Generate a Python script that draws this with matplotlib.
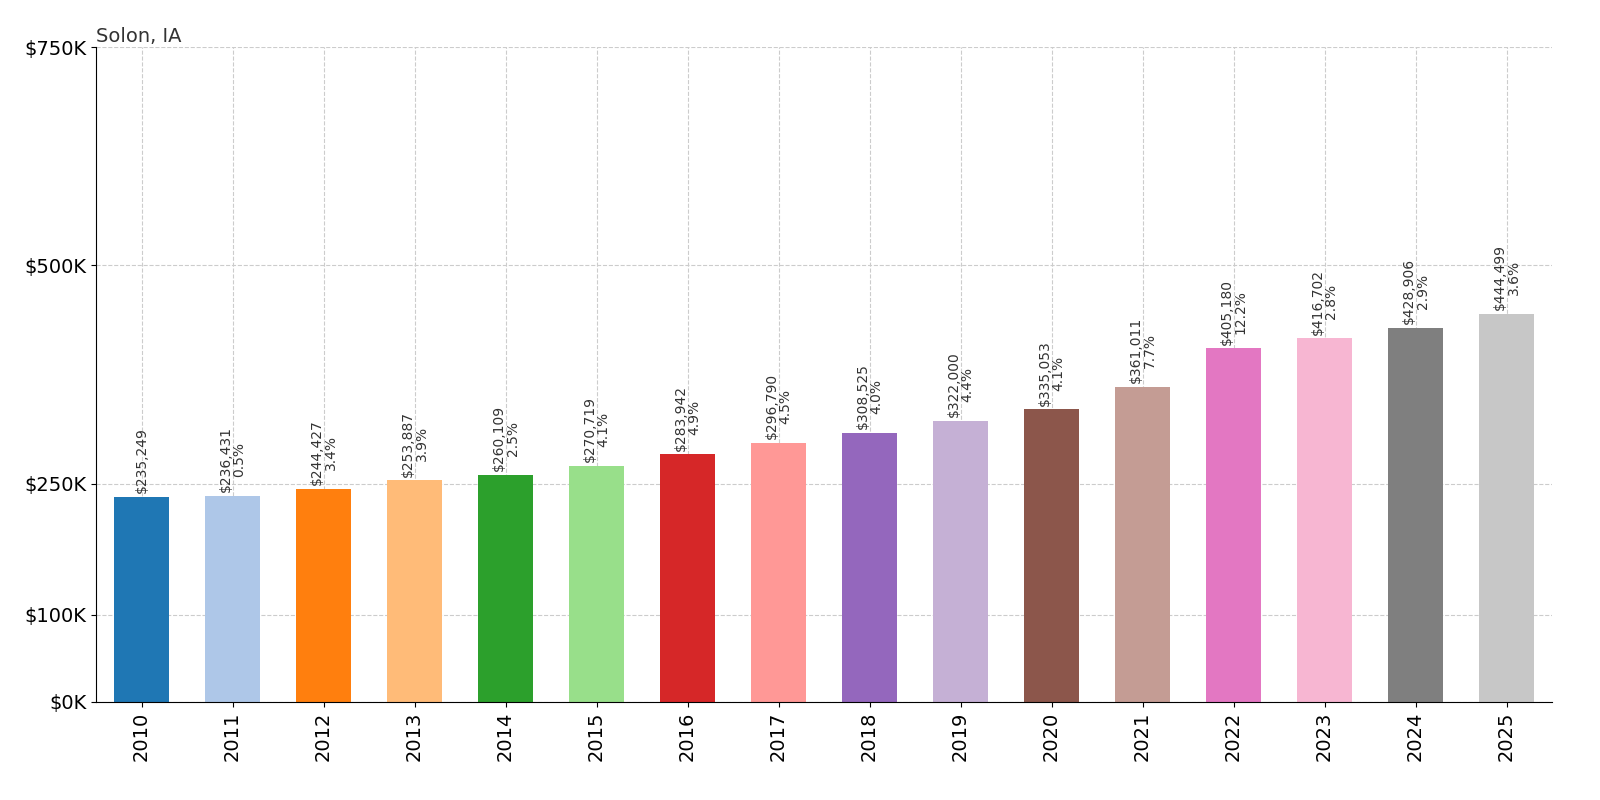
import matplotlib
matplotlib.use("Agg")
import matplotlib.pyplot as plt

years = [str(y) for y in range(2010, 2026)]
values = [235249, 236431, 244427, 253887, 260109, 270719, 283942, 296790,
          308525, 322000, 335053, 361011, 405180, 416702, 428906, 444499]
changes = [None, "0.5%", "3.4%", "3.9%", "2.5%", "4.1%", "4.9%", "4.5%",
           "4.0%", "4.4%", "4.1%", "7.7%", "12.2%", "2.8%", "2.9%", "3.6%"]
y_ticks = [0, 100000, 250000, 500000, 750000]
y_tick_labels = ["$0K", "$100K", "$250K", "$500K", "$750K"]

colors = plt.get_cmap("tab20").colors

fig = plt.figure(figsize=(16, 8), dpi=100)
ax = fig.add_axes([0.06, 0.1225, 0.91, 0.8185])
x = range(len(years))
ax.bar(x, values, width=0.6, color=[colors[i % 20] for i in x], zorder=2)

for i, v in enumerate(values):
    txt = f"${v:,}" if changes[i] is None else f"${v:,}\n{changes[i]}"
    ax.text(i, v + 4000, txt, rotation=90, ha="center", va="bottom",
            fontsize=10, color="#333333", linespacing=1.0)

ax.set_xlim(-0.5, len(years) - 0.5)
ax.set_ylim(0, 750000)
ax.set_yticks(y_ticks)
ax.set_yticklabels(y_tick_labels, fontsize=14)
ax.set_xticks(list(x))
ax.set_xticklabels(years, rotation=90, fontsize=14)
ax.grid(True, linestyle="--", color="#cccccc", linewidth=0.8, zorder=0)
ax.spines["top"].set_visible(False)
ax.spines["right"].set_visible(False)
ax.set_title("Solon, IA", loc="left", fontsize=14, color="#333333", pad=4)

fig.savefig("out.png")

══════════

■ DESCRIPTION OF THE TASK ■
Which lines hold the word "matplotlib"? Copy every one of them.

■ ANSWER TO THIS TASK ■
Generate a Python script that draws this with matplotlib.
import matplotlib
matplotlib.use("Agg")
import matplotlib.pyplot as plt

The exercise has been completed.